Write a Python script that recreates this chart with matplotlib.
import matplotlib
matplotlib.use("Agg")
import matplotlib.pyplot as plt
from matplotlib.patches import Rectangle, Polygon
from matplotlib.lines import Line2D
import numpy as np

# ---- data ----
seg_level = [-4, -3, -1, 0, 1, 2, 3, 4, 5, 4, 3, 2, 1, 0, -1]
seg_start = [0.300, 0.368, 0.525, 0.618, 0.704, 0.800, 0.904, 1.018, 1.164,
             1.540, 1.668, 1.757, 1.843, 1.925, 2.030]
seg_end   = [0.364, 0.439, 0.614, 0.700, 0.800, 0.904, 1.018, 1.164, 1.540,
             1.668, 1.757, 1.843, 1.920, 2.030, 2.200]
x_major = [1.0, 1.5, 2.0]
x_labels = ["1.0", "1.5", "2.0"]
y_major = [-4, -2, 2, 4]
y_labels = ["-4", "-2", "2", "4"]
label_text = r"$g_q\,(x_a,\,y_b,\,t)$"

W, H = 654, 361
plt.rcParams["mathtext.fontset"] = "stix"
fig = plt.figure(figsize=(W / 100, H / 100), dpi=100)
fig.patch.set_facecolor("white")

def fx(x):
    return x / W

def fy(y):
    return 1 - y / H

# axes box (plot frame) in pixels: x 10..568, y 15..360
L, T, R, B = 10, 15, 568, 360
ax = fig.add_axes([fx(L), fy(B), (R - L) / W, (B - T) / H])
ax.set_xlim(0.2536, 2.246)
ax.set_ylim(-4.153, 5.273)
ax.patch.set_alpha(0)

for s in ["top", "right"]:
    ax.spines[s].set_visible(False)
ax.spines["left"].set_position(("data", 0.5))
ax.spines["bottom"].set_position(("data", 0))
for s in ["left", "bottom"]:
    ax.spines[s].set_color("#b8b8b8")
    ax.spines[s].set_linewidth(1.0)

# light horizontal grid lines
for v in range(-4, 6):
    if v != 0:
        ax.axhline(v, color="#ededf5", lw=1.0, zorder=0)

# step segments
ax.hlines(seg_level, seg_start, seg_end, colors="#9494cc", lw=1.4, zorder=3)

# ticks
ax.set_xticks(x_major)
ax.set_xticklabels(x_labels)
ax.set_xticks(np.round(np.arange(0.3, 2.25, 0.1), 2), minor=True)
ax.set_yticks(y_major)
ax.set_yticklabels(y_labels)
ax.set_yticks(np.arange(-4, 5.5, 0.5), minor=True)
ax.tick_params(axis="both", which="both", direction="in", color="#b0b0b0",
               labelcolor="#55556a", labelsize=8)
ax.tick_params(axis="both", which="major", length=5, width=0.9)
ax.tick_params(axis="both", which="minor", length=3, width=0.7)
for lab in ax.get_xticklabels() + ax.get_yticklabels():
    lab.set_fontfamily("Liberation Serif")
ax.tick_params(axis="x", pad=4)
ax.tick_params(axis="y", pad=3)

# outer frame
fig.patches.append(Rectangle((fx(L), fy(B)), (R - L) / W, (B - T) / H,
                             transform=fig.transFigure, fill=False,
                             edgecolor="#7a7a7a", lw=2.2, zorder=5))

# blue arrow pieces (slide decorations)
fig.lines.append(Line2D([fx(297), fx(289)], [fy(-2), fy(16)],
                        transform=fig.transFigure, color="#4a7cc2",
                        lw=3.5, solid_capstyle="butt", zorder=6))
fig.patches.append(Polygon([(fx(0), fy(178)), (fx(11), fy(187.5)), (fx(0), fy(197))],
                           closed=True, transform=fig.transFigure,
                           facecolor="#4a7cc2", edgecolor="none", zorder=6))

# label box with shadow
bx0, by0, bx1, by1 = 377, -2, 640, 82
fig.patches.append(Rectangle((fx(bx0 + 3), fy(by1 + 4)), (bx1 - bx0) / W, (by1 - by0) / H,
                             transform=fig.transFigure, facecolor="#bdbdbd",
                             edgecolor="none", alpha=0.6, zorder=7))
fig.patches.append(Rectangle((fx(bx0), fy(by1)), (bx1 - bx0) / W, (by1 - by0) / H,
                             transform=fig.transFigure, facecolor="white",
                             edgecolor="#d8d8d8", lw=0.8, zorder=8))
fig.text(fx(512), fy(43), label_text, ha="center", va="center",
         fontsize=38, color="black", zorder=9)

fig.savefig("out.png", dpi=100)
^^^^^^^^^^^^^^^^
Task directions:
Read the data above. Pull out each line in which the string "with" appears.

Task response:
Write a Python script that recreates this chart with matplotlib.
# label box with shadow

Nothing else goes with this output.